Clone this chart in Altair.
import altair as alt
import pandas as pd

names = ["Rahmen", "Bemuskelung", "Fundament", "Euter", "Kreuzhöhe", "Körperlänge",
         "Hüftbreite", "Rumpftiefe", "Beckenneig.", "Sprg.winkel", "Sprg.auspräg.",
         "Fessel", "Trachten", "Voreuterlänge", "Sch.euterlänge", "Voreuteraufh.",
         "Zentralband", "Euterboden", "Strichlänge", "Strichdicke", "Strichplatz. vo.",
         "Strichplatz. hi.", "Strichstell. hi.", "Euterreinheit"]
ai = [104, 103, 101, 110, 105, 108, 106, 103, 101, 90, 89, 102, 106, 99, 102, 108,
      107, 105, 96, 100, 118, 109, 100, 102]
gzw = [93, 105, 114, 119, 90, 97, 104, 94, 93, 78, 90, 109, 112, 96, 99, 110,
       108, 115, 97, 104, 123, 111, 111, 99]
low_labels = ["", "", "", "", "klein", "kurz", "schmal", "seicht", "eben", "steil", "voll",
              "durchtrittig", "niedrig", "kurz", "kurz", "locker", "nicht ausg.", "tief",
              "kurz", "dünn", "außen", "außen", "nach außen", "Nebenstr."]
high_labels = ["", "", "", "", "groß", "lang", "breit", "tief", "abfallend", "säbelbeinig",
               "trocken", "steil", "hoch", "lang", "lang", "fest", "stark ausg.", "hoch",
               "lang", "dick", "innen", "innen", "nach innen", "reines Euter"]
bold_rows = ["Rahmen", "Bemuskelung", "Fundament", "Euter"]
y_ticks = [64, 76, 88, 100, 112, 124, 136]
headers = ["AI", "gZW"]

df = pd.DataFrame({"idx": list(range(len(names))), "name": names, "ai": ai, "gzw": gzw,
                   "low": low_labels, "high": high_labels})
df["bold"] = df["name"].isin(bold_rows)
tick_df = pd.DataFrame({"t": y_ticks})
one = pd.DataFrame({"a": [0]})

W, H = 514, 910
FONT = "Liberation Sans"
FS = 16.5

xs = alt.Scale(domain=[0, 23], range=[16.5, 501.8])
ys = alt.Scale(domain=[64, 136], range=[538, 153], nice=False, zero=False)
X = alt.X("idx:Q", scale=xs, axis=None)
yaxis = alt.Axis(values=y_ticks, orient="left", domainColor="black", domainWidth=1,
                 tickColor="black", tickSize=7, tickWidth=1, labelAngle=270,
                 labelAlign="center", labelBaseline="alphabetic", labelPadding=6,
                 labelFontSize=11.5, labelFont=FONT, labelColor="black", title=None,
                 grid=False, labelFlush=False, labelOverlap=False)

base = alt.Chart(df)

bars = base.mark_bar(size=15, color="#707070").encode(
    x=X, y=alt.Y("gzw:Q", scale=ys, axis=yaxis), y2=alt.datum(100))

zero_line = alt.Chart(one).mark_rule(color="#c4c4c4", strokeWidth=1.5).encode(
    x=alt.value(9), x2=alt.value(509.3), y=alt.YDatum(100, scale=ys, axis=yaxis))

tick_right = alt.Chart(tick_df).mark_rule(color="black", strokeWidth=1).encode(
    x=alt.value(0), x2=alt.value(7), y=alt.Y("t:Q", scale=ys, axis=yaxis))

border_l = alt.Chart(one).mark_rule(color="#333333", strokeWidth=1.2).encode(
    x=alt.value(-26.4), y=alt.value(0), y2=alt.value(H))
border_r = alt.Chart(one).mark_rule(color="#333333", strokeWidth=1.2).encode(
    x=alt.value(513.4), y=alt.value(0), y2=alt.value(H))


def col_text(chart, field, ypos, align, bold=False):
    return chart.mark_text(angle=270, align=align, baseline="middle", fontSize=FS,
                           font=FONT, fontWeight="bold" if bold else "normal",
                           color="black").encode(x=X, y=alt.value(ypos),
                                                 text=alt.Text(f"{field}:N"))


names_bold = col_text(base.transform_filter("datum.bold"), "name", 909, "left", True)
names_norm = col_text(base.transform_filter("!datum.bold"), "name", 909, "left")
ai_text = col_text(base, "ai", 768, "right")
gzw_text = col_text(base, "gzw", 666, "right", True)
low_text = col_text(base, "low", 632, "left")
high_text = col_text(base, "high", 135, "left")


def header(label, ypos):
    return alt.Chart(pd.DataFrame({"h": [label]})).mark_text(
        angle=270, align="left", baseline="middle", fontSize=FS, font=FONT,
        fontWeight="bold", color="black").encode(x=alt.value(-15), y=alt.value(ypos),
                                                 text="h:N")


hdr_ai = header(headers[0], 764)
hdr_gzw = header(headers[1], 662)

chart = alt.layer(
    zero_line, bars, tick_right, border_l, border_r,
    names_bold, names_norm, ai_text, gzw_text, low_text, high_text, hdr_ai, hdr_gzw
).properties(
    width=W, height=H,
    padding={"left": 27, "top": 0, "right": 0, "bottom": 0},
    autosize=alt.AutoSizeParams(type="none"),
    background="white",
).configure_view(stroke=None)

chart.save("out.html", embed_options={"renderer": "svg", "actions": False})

+++++

> Task brief
Return nothing but the lines from the start of the listing above through the line containing "import pandas as pd", exactly as given.

> Response to this task
Clone this chart in Altair.
import altair as alt
import pandas as pd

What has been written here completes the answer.